Recorded data:
::::::::::

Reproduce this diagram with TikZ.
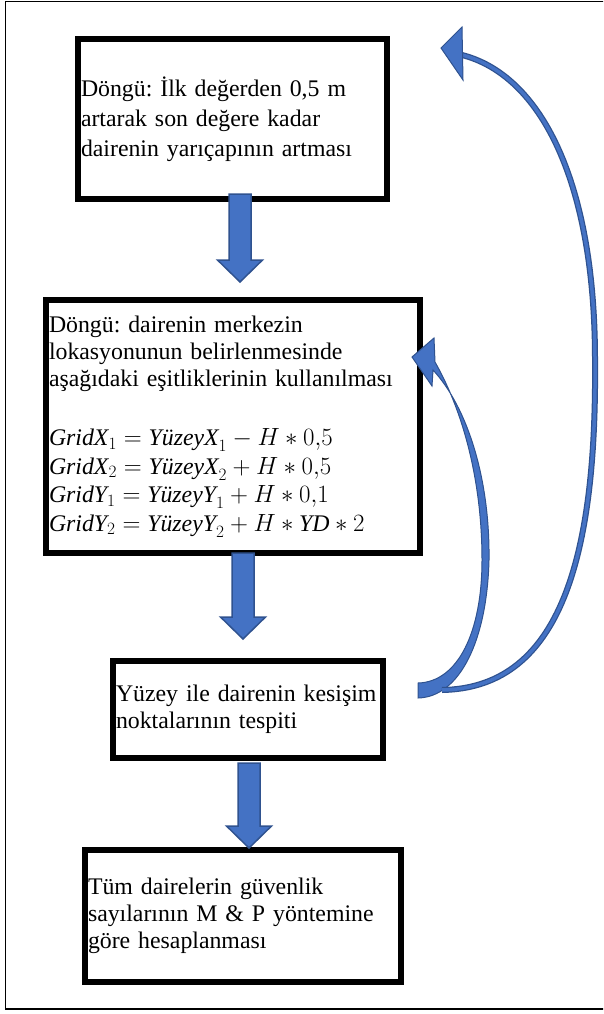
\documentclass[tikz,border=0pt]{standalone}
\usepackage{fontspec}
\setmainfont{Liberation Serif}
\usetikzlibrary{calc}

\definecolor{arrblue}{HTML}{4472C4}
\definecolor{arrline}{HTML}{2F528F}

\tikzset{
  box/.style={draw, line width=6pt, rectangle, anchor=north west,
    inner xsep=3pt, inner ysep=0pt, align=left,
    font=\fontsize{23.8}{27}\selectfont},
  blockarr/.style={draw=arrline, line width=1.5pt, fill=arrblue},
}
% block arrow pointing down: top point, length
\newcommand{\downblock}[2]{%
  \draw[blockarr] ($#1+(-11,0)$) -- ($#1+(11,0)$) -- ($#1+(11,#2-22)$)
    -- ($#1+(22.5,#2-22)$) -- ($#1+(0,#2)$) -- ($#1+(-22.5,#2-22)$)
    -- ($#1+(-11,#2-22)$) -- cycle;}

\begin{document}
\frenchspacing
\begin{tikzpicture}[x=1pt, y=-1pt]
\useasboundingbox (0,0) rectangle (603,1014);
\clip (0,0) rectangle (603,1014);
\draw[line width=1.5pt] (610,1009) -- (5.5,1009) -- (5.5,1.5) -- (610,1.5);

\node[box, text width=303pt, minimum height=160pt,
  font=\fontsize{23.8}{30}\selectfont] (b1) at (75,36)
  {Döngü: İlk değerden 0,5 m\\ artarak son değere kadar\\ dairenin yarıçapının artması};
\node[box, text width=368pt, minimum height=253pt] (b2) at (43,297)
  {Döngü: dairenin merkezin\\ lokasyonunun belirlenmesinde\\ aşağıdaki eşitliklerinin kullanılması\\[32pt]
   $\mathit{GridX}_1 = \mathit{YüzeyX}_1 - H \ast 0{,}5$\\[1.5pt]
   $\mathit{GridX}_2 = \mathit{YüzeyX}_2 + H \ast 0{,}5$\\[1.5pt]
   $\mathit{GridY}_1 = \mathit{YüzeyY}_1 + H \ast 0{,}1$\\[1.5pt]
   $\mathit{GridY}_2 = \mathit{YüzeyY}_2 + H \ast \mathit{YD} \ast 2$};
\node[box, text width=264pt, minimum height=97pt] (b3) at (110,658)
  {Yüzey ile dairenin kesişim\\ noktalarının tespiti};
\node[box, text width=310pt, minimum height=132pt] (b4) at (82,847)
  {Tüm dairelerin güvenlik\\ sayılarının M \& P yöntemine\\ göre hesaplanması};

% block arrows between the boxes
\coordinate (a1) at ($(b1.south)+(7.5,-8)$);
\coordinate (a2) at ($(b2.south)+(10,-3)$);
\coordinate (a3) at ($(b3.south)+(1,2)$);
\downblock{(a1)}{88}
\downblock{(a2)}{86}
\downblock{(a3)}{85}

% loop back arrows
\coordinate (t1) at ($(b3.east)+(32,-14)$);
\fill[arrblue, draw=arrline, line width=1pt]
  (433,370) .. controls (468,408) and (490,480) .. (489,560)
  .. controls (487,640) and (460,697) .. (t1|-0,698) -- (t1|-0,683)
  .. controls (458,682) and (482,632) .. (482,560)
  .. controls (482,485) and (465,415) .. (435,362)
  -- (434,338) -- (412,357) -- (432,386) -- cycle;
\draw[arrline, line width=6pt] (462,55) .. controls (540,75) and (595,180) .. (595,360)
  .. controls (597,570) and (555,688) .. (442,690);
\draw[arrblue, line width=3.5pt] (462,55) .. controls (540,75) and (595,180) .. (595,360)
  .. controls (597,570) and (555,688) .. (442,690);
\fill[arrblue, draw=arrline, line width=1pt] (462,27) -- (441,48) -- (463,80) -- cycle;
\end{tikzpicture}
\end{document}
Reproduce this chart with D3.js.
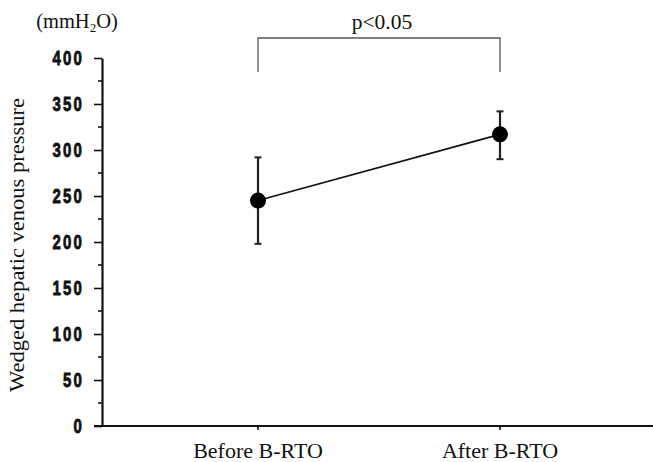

::::::::::

The task: Repeat the data exactly, dropping every picture it holds.

The solution:
Reproduce this diagram with TikZ.
\documentclass[tikz,border=0pt]{standalone}
\usepackage{fontspec}
\setmainfont{Liberation Serif}
\usetikzlibrary{calc}

\definecolor{arrblue}{HTML}{4472C4}
\definecolor{arrline}{HTML}{2F528F}

\tikzset{
  box/.style={draw, line width=6pt, rectangle, anchor=north west,
    inner xsep=3pt, inner ysep=0pt, align=left,
    font=\fontsize{23.8}{27}\selectfont},
  blockarr/.style={draw=arrline, line width=1.5pt, fill=arrblue},
}
% block arrow pointing down: top point, length
\newcommand{\downblock}[2]{%
  \draw[blockarr] ($#1+(-11,0)$) -- ($#1+(11,0)$) -- ($#1+(11,#2-22)$)
    -- ($#1+(22.5,#2-22)$) -- ($#1+(0,#2)$) -- ($#1+(-22.5,#2-22)$)
    -- ($#1+(-11,#2-22)$) -- cycle;}

\begin{document}
\frenchspacing
\begin{tikzpicture}[x=1pt, y=-1pt]
\useasboundingbox (0,0) rectangle (603,1014);
\clip (0,0) rectangle (603,1014);
\draw[line width=1.5pt] (610,1009) -- (5.5,1009) -- (5.5,1.5) -- (610,1.5);

\node[box, text width=303pt, minimum height=160pt,
  font=\fontsize{23.8}{30}\selectfont] (b1) at (75,36)
  {Döngü: İlk değerden 0,5 m\\ artarak son değere kadar\\ dairenin yarıçapının artması};
\node[box, text width=368pt, minimum height=253pt] (b2) at (43,297)
  {Döngü: dairenin merkezin\\ lokasyonunun belirlenmesinde\\ aşağıdaki eşitliklerinin kullanılması\\[32pt]
   $\mathit{GridX}_1 = \mathit{YüzeyX}_1 - H \ast 0{,}5$\\[1.5pt]
   $\mathit{GridX}_2 = \mathit{YüzeyX}_2 + H \ast 0{,}5$\\[1.5pt]
   $\mathit{GridY}_1 = \mathit{YüzeyY}_1 + H \ast 0{,}1$\\[1.5pt]
   $\mathit{GridY}_2 = \mathit{YüzeyY}_2 + H \ast \mathit{YD} \ast 2$};
\node[box, text width=264pt, minimum height=97pt] (b3) at (110,658)
  {Yüzey ile dairenin kesişim\\ noktalarının tespiti};
\node[box, text width=310pt, minimum height=132pt] (b4) at (82,847)
  {Tüm dairelerin güvenlik\\ sayılarının M \& P yöntemine\\ göre hesaplanması};

% block arrows between the boxes
\coordinate (a1) at ($(b1.south)+(7.5,-8)$);
\coordinate (a2) at ($(b2.south)+(10,-3)$);
\coordinate (a3) at ($(b3.south)+(1,2)$);
\downblock{(a1)}{88}
\downblock{(a2)}{86}
\downblock{(a3)}{85}

% loop back arrows
\coordinate (t1) at ($(b3.east)+(32,-14)$);
\fill[arrblue, draw=arrline, line width=1pt]
  (433,370) .. controls (468,408) and (490,480) .. (489,560)
  .. controls (487,640) and (460,697) .. (t1|-0,698) -- (t1|-0,683)
  .. controls (458,682) and (482,632) .. (482,560)
  .. controls (482,485) and (465,415) .. (435,362)
  -- (434,338) -- (412,357) -- (432,386) -- cycle;
\draw[arrline, line width=6pt] (462,55) .. controls (540,75) and (595,180) .. (595,360)
  .. controls (597,570) and (555,688) .. (442,690);
\draw[arrblue, line width=3.5pt] (462,55) .. controls (540,75) and (595,180) .. (595,360)
  .. controls (597,570) and (555,688) .. (442,690);
\fill[arrblue, draw=arrline, line width=1pt] (462,27) -- (441,48) -- (463,80) -- cycle;
\end{tikzpicture}
\end{document}
Reproduce this chart with D3.js.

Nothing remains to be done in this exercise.